Everybody’s gotta go. Alex Rucker, Ned Cohen, Scott O’Neil, they’ve all gotta go. I am an empathetic person who hopes they’ll all get new jobs. Jobs not running the pro basketball team in Philadelphia. They’re all more concerned with their own survival than the good of the franchise. If the new President of Basketball Operations wants to keep Elton Brand around as a GM, that’s fine with me. He’s an honest, smart, well-intentioned person who has a future in the league. But he just doesn’t have the experience to be in charge of everything.
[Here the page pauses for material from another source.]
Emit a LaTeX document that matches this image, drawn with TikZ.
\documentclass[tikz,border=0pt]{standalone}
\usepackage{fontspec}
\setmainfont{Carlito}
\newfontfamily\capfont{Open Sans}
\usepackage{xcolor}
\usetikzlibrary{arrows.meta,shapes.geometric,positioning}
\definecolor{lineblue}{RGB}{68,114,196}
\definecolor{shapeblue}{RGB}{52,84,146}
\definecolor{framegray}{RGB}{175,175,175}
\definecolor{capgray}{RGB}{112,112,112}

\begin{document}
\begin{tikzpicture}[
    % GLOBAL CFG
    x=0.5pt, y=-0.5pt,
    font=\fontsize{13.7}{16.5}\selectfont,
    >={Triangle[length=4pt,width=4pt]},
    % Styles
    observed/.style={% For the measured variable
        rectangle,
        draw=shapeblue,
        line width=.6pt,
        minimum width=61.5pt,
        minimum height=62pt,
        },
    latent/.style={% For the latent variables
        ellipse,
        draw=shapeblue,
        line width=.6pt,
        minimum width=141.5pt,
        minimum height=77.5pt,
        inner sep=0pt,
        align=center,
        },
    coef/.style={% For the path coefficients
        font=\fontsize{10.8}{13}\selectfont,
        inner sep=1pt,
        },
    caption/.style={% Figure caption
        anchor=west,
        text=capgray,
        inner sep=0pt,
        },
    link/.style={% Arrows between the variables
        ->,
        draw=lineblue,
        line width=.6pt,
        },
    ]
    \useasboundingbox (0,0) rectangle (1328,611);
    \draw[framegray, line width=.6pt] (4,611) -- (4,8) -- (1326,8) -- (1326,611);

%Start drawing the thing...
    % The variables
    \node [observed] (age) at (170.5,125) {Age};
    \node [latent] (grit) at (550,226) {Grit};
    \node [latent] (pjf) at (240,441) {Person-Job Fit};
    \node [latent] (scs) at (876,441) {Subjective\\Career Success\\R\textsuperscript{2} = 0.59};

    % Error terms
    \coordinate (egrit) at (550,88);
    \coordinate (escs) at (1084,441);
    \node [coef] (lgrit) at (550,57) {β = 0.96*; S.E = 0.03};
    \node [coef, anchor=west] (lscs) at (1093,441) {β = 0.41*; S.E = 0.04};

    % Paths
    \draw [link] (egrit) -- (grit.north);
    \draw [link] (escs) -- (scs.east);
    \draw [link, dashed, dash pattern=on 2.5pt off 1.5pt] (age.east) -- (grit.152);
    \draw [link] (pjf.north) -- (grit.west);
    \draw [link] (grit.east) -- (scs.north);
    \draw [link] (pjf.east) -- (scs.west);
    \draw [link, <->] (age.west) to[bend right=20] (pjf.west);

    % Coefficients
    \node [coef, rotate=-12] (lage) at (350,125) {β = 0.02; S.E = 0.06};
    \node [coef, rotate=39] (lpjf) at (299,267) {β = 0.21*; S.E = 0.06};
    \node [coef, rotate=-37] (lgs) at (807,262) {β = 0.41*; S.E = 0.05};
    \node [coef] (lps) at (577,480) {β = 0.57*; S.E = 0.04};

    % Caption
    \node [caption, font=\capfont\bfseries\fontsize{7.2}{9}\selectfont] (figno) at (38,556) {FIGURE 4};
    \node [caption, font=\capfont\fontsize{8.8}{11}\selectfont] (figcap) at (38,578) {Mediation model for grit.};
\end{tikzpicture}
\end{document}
Josh Harris and David Blitzer like to feel like they own a world-class organization. They charge people to be on waiting lists for season tickets (whether they’re actually sold out or not is a different story). The same season tickets that have had consecutive years with double-digit percentage cost increases. They arrive to games in helicopters, do interviews with Serena Winters with big checks for charities they just found out about, sit courtside and get to pretend they’re friends with the players. They’ve asked the city for $800 million dollars to build an arena, while promising to build a school and a museum on the same property. They’ve got the PR part of it down pat.
Sometimes being a boss means more than just buying an E-Sports team and selling sponsorships. It means getting your hands dirty and actually making sure the company you own is being run correctly. After a decade of bungling and half-assing almost every decision regarding team leadership over the last ten years, it’s time for ownership to grow up and do something that might take a little bit of work. If they don’t, they’re in grave danger of losing the attention of a fanbase that we completely checked out for the decade prior to Sam Hinkie’s arrival. Hey guys, that’s where all the money comes from.
Josh Harris and David Blitzer can’t screw this one up. It’s probably their last chance.